According to OrthoChristian.com, for decades, the only canonical Old Believer parish within ROCOR was the Nativity of Christ parish in Erie, Pennsylvania. In 1983, its priest, Pimen Simon, was ordained as the first Old Believer cleric within ROCOR. In 2023, another Old Believer parish, the Ascension Orthodox Church in Monett, Missouri, joined ROCOR. Now, new communities in Alaska and Oregon have also been received into the Church.
Father Nicholas (Alaska) and Father Nikita (Oregon), formerly belonging to the Belokrinitskaya Hierarchy, were received into ROCOR as laymen and are undergoing ordination within the canonical Church. On January 28, Father Nicholas was ordained a deacon, and on January 30, he was ordained a priest. Father Nikita was ordained a deacon, and his priestly ordination is scheduled for the upcoming Sunday.

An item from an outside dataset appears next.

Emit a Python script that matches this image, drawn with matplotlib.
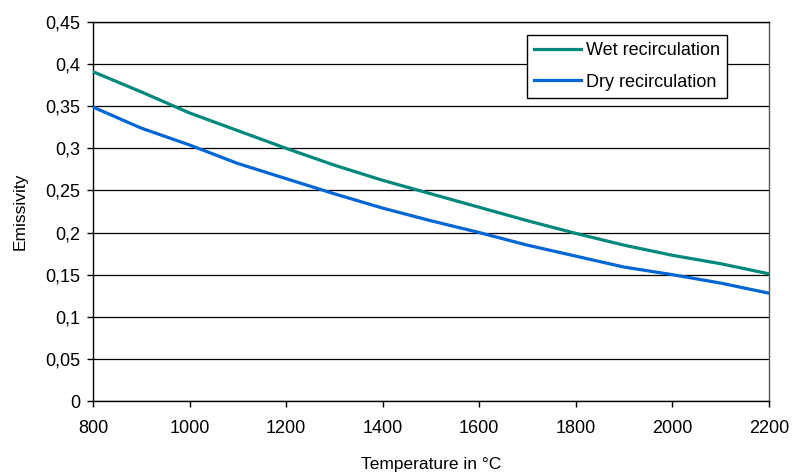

The Nativity of Christ parish was founded in 1916 by Russian Old Believer immigrants who had arrived in the United States in the late 19th and early 20th centuries. Their ancestors, persecuted for their faith, migrated from the Pskov and Novgorod provinces to Poland before eventually emigrating to America.
In 1919, the first church dedicated to the Dormition of the Most Holy Theotokos was built in Erie. In the following decades, Old Believers preserved their traditions, but after World War II, assimilation began: the Russian language was gradually replaced by English, and traditional beards and attire started to disappear.
Some Old Believer communities relocated to Detroit and New Jersey and later to Oregon and Alaska. In 1968, the town of Nikolaevsk was founded in Alaska, becoming the center of the largest Old Believer community in the United States. However, the majority of local Old Believers remain outside communion with the Orthodox Church.
The Nativity of Christ parish in Erie, which recently celebrated its 100th anniversary, has a congregation of 175–200 members. The church operates a Sunday school where children study the Law of God and traditional Znamenny chant. Services are conducted in both English and Church Slavonic.